Une génération ensanglantée par ses frères d’une génération perdue

Une génération ensanglantée par ses frères d’une génération perdue

Paris 15 novembre au matin.

Paris est une ville silencieuse et se réveille engourdie ce matin d’un dimanche ensoleillé.

Le quartier touché par les attaques et le carnage du Bataclan, la salle de concert rock, entre Place de la République et Place de la Nation, est un quartier jeune, celui des étudiants et des jeunes professionnels. Le vendredi soir d’autres jeunes viennent les rejoindre en provenance des banlieues. Les victimes sont principalement des jeunes de 20 ans à 35 ans. Peu de touristes de passages, mais des amis de province ou de l’étranger sont parmi les victimes.

C’est le nouveau cœur de Paris qui est blessé. Le cœur de ville d’une génération jeune et déjà accoutumée au risque terroriste. Hier le risque est devenu : blessure sanglante et cadavres au sol sur le trottoir ou entassés dans une salle de concert.

Ce sont des jeunes terroristes qui ont tué froidement, parfois balle par balle, d’autres jeunes couchés à terre dans la salle de concert. Tous soulignent le visage juvénile de ces tueurs. C’est une génération blessée par Charlie en janvier qui vient d’être éclaboussée de sang par le tir de ceux de leur âge qui sont devenus une génération perdue.

Mes amis musulmans se cachent et savent qu’ils vont subir les regards lourds des autres dans la rue et les transports.

« Maintenant Nous connaissons la guerre » dit cette génération de plus jeunes aux anciens qui pensaient que la guerre s’était éloignée depuis 1945 et l’indépendance de l’Algérie dans les années 60.

Cette trace grave sera durable dans leur conscience.

Difficile de commenter les gestes d’émotions. Ils sont multiples mais aussi universels dans leur symbolique qui est relayée ou reprise dans les réseaux sociaux. C’est pourquoi je parle spontanément d’une génération blessée par l’incertitude du terrorisme qui, depuis des années, les accompagne au quotidien des contrôles et des mises en garde. Ils ont intégré cette menace. Désormais ils en portent les blessures et le deuil pas encore accompli des morts.

Médias, politiques, et religieux tournent en boucle et font au mieux. Et ils le font plutôt bien. L’appel à l’unité est entendu. Mais une certaine innocence de l’avenir et de la jeunesse est blessée.

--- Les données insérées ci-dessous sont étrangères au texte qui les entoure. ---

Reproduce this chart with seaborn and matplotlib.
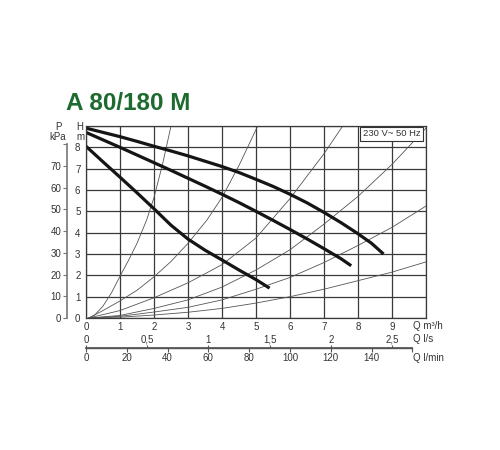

S’il fallait une référence biblique je me tournerais vers le massacre des enfants innocents par Hérode, car si Dieu laisse faire cela tandis que son fils est préservé pour une épreuve encore plus radicale, ces enfants égorgés et ces jeunes mitraillés sont déjà des sacrifiés à une cause idéologiquement effroyable. Et il faut beaucoup de foi et de patience pour voir surgir alors une trace possible d’un salut à venir pour l’humanité.  Cette génération ensanglantée  pleure les siens assassinés  par ses propres frères d’une génération perdue.

 

Hugues DERYCKE prêtre de la Mission de France

Directeur des Acquis et de l’Expérience – ESSEC-Business-School.